By Libya Herald reporter.
Tunis, 5 May 2017:
A further 660 million-worth of dinars printed in Russia has arrived at Labraq, the airbase’s media office announced today. The new LD 20 notes were taken to the parallel Central Bank of Libya’s headquarters in Beida.
The cash is to distributed to banks in the east and south of the country ahead of Ramadan.
The Beida CBL first turned to Russia for new notes just over a year ago and the first batch of a LD 4-billion order, in LD 50 notes, was dispatched at the end of May 2016. There have been subsequent deliveries.
A week ago, the governor of the Beida CBL, Ali Hebri, indicated that the delivery of the Russian notes was imminent and suggested that, if necessary, more would be ordered.
Bizarrely, he also suggested that the printing of more dinars and the drop in the currency were not related.

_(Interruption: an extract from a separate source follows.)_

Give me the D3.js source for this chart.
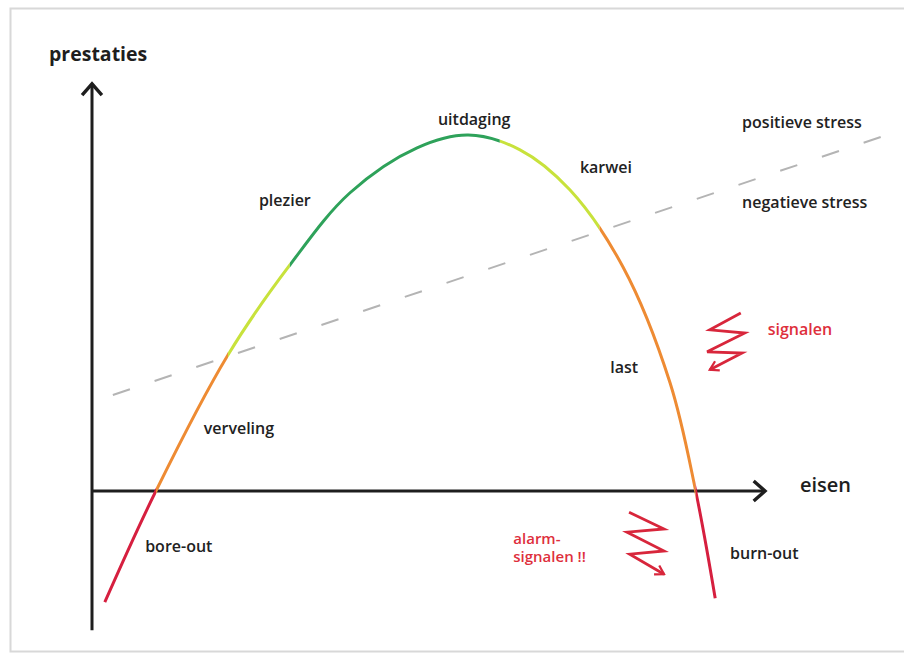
<!DOCTYPE html>
<html>
<head>
<meta charset="utf-8">
<script src="https://cdn.jsdelivr.net/npm/d3@7"></script>
<style>
  body { margin: 0; background: #fff; }
  svg { display: block; font-family: "Open Sans", "Noto Sans", sans-serif; }
</style>
</head>
<body>
<svg id="chart" width="904" height="654"></svg>
<script>
// curve: eisen (x) vs prestaties (y), arbitrary units
const eisen      = [1.9, 9.5, 20.2, 29.4, 38.3, 48.3, 55.9, 63.6, 71.0, 78.9, 85.9, 89.7, 92.6];
const prestaties = [-27.8, 0, 34, 56.5, 74.5, 85.8, 89, 85.3, 75.3, 56, 27, 0, -26.8];

// zones along the eisen axis
const zoneNames = ["bore-out", "verveling", "plezier", "uitdaging", "karwei", "last", "burn-out"];
const zoneStart = [0, 9.5, 20.2, 29.4, 60.6, 75.4, 89.7];
const zoneEnd   = [9.5, 20.2, 29.4, 60.6, 75.4, 89.7, 100];
const zoneKind  = ["red", "orange", "yellow", "green", "yellow", "orange", "red"];

// grens positieve / negatieve stress
const stressX = [3.1, 118.1];
const stressY = [24, 89];

// waarschuwingspijlen
const signalX = [96.4, 91.8, 97.0, 91.4, 96.6, 91.8];
const signalY = [44.5, 40.3, 39.5, 34.8, 34.5, 30.3];
const alarmX  = [79.8, 85.0, 79.5, 85.0, 79.9, 85.0];
const alarmY  = [-5.3, -9.5, -10.3, -15, -15.8, -20.8];

// labels
const labelText = ["uitdaging", "positieve stress", "karwei", "plezier", "negatieve stress", "last", "verveling", "bore-out", "burn-out"];
const labelX    = [51.4, 96.6, 72.5, 24.8, 96.6, 77.0, 16.6, 7.9, 94.8];
const labelY    = [91.6, 90.8, 79.5, 71.3, 70.8, 29.5, 14.3, -15.3, -17.0];
const redText   = ["signalen", "alarm-", "signalen !!"];
const redX      = [100.4, 62.6, 62.6];
const redY      = [39.0, -13.2, -17.8];
const redSize   = [16, 15, 15];

const svg = d3.select("#chart");

// kader
svg.append("rect")
  .attr("x", 10.5).attr("y", 8.5)
  .attr("width", 900).attr("height", 643)
  .attr("fill", "#fff")
  .attr("stroke", "#d8d8d8")
  .attr("stroke-width", 2);

const x = d3.scaleLinear().domain([0, 100]).range([92, 765]);
const y = d3.scaleLinear().domain([0, 100]).range([491, 91]);

const color = d3.scaleOrdinal()
  .domain(["red", "orange", "yellow", "green"])
  .range(["#d61f3f", "#ee8b33", "#c8e23c", "#2ea25a"]);

const defs = svg.append("defs");

defs.append("marker")
  .attr("id", "axisArrow")
  .attr("viewBox", "-10 -8 12 16")
  .attr("markerUnits", "userSpaceOnUse")
  .attr("markerWidth", 17).attr("markerHeight", 26)
  .attr("refX", 0).attr("refY", 0)
  .attr("orient", "auto")
  .append("path")
  .attr("d", "M-8,-7L0,0L-8,7")
  .attr("fill", "none")
  .attr("stroke", "#1e1e1e")
  .attr("stroke-width", 2.4);

defs.append("marker")
  .attr("id", "redArrow")
  .attr("viewBox", "-12 -8 14 16")
  .attr("markerUnits", "userSpaceOnUse")
  .attr("markerWidth", 12).attr("markerHeight", 14)
  .attr("refX", 0).attr("refY", 0)
  .attr("orient", "auto")
  .append("path")
  .attr("d", "M-10,-6L0,0L-10,6")
  .attr("fill", "none")
  .attr("stroke", "#d8263b")
  .attr("stroke-width", 2.6);

// stressgrens
svg.append("line")
  .attr("x1", x(stressX[0])).attr("y1", y(stressY[0]))
  .attr("x2", x(stressX[1])).attr("y2", y(stressY[1]))
  .attr("stroke", "#b4b4b4")
  .attr("stroke-width", 2)
  .attr("stroke-dasharray", "18 26");

// assen
svg.append("line")
  .attr("x1", x(0)).attr("y1", y(-34.8))
  .attr("x2", x(0)).attr("y2", y(101.8))
  .attr("stroke", "#1e1e1e")
  .attr("stroke-width", 3)
  .attr("marker-end", "url(#axisArrow)");

svg.append("line")
  .attr("x1", x(0)).attr("y1", y(0))
  .attr("x2", x(100)).attr("y2", y(0))
  .attr("stroke", "#1e1e1e")
  .attr("stroke-width", 3)
  .attr("marker-end", "url(#axisArrow)");

// curve, per zone geknipt
const points = eisen.map((e, i) => [e, prestaties[i]]);
const line = d3.line()
  .x(d => x(d[0]))
  .y(d => y(d[1]))
  .curve(d3.curveCatmullRom.alpha(0.5));

zoneNames.forEach((name, i) => {
  defs.append("clipPath")
    .attr("id", "zone" + i)
    .append("rect")
    .attr("x", x(zoneStart[i]))
    .attr("y", 0)
    .attr("width", x(zoneEnd[i]) - x(zoneStart[i]))
    .attr("height", 654);

  svg.append("path")
    .datum(points)
    .attr("class", "zone " + name)
    .attr("clip-path", `url(#zone${i})`)
    .attr("d", line)
    .attr("fill", "none")
    .attr("stroke", color(zoneKind[i]))
    .attr("stroke-width", 3);
});

// zigzag pijlen
const zig = d3.line().x(d => x(d[0])).y(d => y(d[1]));
[[signalX, signalY], [alarmX, alarmY]].forEach(([xs, ys]) => {
  svg.append("path")
    .datum(xs.map((v, i) => [v, ys[i]]))
    .attr("d", zig)
    .attr("fill", "none")
    .attr("stroke", "#d8263b")
    .attr("stroke-width", 2.8)
    .attr("stroke-linejoin", "miter")
    .attr("marker-end", "url(#redArrow)");
});

// teksten
svg.append("text")
  .attr("x", 49).attr("y", 61)
  .attr("font-size", 19.5)
  .attr("font-weight", 700)
  .attr("fill", "#1e1e1e")
  .text("prestaties");

svg.append("text")
  .attr("x", x(105.2)).attr("y", y(-0.3))
  .attr("font-size", 20)
  .attr("font-weight", 600)
  .attr("fill", "#1e1e1e")
  .text("eisen");

svg.selectAll("text.label")
  .data(labelText)
  .join("text")
  .attr("class", "label")
  .attr("x", (d, i) => x(labelX[i]))
  .attr("y", (d, i) => y(labelY[i]))
  .attr("font-size", 16)
  .attr("font-weight", 600)
  .attr("fill", "#222")
  .text(d => d);

svg.selectAll("text.red")
  .data(redText)
  .join("text")
  .attr("class", "red")
  .attr("x", (d, i) => x(redX[i]))
  .attr("y", (d, i) => y(redY[i]))
  .attr("font-size", (d, i) => redSize[i])
  .attr("font-weight", 600)
  .attr("fill", "#de2f3c")
  .text(d => d);
</script>
</body>
</html>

With Libyans not trusting the banks to pay out their money when they try to make withdrawals, very few are depositing cash in the banks. Without no cash for withdrawals at the end of the month when salaries are paid into people’s accounts, both the western and the eastern CBLs have been obliged to print ever more amounts of bank notes to meet demand, despite the resulting heavy downward pressure on the dinar’s value.
The dinar in fact rallied on the news of the Khalifa Hafter – Faiez Serraj agreement and hopes of a political breakthrough – from LD 8.50 to the dollar to LD 7.60. But the downward pressure is expected to continue so long as there are no deposits in the banks and more and more dinars are added to the money supply.